Tuesday: (Mark 10) Peter began to say to Jesus, 'We have given up everything and followed you." Jesus said, "Amen, I say to you, there is no one who has given up house or brothers or sisters or mother or father or children or lands for my sake and for the sake of the Gospel who will not receive a hundred times more now in this present age.
Wednesday (Matthew 6) Take care not to perform righteous deeds in order that people may see them; otherwise, you will have no recompense from your heavenly Father. When you give alms, do not blow a trumpet before you, as the hypocrites do in the synagogues and in the streets to win the praise of others.
Thursday (Luke 9) The Son of Man must suffer greatly and be rejected by the elders, the chief priests, and the scribes, and be killed and on the third day be raised.
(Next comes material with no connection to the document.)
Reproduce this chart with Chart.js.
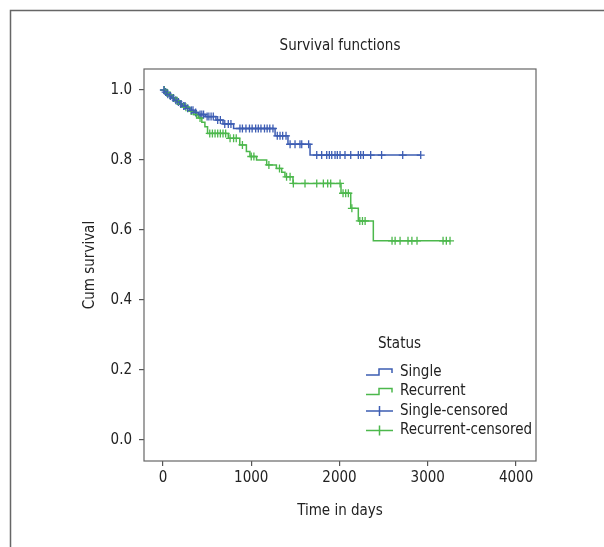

Friday (Mark 9) “Why do we and the Pharisees fast much, but your disciples do not fast?” Jesus answered them, “Can the wedding guests mourn as long as the bridegroom is with them? The days will come when the bridegroom is taken away from them, and then they will fast.”
Saturday (Luke 5) Jesus saw a tax collector named Levi sitting at the customs post. He said to him, “Follow me.” And leaving everything behind, he got up and followed him. Then Levi gave a great banquet for him in his house, and a large crowd of tax collectors and others were at table with them.
Saints of the Week
March 7: Perpetua and Felicity (d. 203), were two catechumens arrest and killed during a persecution in North Africa. Perpetua was a young noblewoman who was killed alongside her husband, their young son, and their pregnant slave, Felicity. They were baptized while under arrest and would not renounce their faith. Felicity was excused from death because it was unlawful to kill a pregnant woman, but she gave birth prematurely three days before the planned execution. They were flogged, taunted by wild beasts, and then beheaded. They appear in the First Eucharistic Prayer.
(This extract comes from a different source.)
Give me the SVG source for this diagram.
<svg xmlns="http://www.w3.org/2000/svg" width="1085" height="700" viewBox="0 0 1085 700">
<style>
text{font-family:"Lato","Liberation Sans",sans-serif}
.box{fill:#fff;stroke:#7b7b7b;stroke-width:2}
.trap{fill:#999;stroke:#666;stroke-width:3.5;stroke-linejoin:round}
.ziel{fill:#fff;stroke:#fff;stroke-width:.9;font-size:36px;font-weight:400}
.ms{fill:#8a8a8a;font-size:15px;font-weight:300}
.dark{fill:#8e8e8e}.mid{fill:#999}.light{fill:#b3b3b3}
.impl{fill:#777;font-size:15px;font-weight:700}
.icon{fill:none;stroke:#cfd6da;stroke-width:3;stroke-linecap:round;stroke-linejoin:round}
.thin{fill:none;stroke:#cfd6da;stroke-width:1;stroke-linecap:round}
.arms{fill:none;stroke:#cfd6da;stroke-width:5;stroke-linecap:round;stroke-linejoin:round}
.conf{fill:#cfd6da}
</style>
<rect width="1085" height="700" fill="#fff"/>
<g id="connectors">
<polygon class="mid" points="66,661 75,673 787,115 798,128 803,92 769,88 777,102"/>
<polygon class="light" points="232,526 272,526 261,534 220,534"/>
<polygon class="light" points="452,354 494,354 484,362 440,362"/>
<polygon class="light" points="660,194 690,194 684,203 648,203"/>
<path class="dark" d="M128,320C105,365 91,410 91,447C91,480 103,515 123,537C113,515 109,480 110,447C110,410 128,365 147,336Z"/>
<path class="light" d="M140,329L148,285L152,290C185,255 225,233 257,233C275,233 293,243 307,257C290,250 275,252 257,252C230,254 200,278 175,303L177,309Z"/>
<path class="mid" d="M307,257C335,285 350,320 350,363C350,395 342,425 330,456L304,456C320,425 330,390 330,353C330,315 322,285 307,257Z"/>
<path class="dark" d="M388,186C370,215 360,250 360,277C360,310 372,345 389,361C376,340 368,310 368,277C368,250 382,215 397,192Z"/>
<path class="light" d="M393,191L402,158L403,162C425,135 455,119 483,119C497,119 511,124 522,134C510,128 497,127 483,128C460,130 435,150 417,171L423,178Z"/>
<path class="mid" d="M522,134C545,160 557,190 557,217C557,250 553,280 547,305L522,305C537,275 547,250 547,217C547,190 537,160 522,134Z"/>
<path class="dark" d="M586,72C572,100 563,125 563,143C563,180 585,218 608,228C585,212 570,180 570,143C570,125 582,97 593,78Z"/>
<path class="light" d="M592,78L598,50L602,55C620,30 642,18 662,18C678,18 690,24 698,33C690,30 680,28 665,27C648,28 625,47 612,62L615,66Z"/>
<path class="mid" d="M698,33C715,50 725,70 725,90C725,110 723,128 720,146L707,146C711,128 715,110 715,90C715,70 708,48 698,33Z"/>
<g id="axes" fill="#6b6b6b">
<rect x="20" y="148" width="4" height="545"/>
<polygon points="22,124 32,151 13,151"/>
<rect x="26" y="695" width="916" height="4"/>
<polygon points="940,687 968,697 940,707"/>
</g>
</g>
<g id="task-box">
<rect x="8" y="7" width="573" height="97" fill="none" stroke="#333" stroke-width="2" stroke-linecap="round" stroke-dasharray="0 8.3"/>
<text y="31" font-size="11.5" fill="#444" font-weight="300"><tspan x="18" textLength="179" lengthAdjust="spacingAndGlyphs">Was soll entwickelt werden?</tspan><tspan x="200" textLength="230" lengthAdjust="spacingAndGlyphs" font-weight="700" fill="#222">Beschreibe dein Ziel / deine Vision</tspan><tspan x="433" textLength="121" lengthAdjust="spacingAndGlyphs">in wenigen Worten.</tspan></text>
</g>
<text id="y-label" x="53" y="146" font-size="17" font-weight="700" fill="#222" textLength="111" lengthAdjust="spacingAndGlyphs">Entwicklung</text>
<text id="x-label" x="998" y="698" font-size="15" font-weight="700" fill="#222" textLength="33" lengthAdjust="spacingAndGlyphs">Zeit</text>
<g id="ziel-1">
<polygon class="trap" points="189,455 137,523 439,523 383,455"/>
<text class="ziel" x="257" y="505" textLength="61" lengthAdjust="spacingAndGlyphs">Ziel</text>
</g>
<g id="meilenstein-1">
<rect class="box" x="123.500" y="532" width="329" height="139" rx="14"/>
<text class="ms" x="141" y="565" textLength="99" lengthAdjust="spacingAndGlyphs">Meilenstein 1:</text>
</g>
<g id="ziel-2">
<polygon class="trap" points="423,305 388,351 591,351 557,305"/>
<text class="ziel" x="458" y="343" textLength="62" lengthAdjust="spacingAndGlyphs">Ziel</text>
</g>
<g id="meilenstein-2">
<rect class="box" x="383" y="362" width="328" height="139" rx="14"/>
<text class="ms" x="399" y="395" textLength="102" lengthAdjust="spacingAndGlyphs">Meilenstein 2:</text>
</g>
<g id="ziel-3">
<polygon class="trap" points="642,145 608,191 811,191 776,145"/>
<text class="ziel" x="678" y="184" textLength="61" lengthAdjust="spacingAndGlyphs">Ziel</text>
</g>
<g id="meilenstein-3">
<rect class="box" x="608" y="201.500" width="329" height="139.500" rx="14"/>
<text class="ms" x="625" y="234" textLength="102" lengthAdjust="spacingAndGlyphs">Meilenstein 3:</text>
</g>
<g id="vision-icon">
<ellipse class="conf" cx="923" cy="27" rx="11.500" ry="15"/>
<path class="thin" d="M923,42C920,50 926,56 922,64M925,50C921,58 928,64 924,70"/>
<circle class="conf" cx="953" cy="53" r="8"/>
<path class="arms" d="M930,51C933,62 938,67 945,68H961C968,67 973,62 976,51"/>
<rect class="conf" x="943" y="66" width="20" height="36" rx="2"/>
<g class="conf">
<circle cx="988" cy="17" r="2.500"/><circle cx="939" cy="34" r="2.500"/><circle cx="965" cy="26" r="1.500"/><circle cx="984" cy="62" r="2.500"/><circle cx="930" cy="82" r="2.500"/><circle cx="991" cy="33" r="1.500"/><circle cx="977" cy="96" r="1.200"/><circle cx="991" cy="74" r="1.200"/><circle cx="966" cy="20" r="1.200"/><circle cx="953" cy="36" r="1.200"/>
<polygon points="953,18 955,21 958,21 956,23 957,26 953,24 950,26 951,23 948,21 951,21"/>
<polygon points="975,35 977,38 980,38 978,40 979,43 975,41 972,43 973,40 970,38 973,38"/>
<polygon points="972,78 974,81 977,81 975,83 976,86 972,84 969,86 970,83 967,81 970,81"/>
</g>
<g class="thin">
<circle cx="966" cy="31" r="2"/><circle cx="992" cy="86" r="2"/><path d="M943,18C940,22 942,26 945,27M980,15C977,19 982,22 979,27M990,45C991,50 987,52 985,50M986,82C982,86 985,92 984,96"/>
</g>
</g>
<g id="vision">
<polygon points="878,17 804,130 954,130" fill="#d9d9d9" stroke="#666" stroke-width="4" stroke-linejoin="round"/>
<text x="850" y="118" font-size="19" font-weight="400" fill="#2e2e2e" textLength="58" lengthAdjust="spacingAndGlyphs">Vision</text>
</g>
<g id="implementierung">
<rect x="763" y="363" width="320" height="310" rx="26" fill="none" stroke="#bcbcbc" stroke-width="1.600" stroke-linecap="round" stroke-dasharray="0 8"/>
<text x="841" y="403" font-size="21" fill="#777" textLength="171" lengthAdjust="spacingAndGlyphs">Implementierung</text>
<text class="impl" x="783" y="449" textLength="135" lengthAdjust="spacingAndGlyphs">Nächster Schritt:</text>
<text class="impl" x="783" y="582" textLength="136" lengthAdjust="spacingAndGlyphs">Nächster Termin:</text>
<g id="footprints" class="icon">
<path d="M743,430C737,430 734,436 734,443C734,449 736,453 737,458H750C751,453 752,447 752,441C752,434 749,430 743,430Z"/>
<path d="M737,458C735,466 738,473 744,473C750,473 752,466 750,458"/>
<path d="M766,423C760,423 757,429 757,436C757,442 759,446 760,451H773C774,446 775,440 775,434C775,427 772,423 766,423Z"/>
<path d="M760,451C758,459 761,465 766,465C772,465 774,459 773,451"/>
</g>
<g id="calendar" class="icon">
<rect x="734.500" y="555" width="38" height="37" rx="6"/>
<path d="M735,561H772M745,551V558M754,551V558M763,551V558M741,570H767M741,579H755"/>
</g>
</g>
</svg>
March 8: John of God (1495-1550), was a Portuguese soldier of fortune who was brought to Spain as a child. He was a slave master, shepherd, crusader, bodyguard and peddler. As he realized that he frittered away his life, he sought counsel from John of Avila. He then dedicated his life to care for the sick and the poor. He formed the Order of Brothers Hospitallers and is the patron saint of hospitals and the sick.
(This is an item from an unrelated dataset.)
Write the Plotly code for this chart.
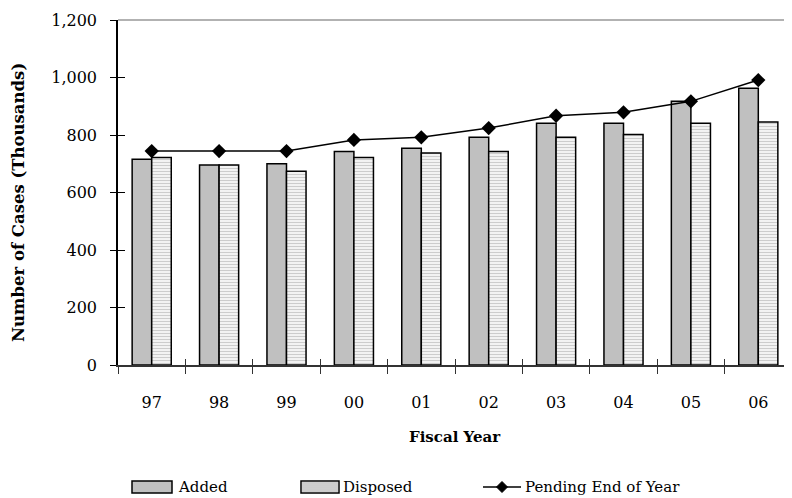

This Week in Jesuit History
- March 2, 1606. The martyrdom in the Tower of London of St Nicholas Owen, a brother nicknamed "Little John." For 26 years he constructed hiding places for priests in homes throughout England. Despite severe torture he never revealed the location of these safe places.
- March 3, 1595. Clement VIII raised Fr. Robert Bellarmine to the Cardinalate, saying that the Church had not his equal in learning.
- March 4, 1873. At Rome, the government officials presented themselves at the Professed House of the Gesu for the purpose of appropriating the greater part of the building.
- March 5, 1887. At Rome, the obsequies of Fr. Beckx who died on the previous day. He was 91 years of age and had governed the Society as General for 34 years. He is buried at San Lorenzo in Campo Verano.
- March 6, 1643. Arnauld, the Jansenist, published his famous tract against Frequent Communion. Fifteen French bishops gave it their approval, whereas the Jesuit fathers at once exposed the dangers in it.
- March 7, 1581. The Fifth General Congregation of the Society bound the professors of the Society to adhere to the doctrine of St Thomas Aquinas.
- March 8, 1773. At Centi, in the diocese of Bologna, Cardinal Malvezzi paid a surprise visit to the Jesuit house, demanding to inspect their accounting books.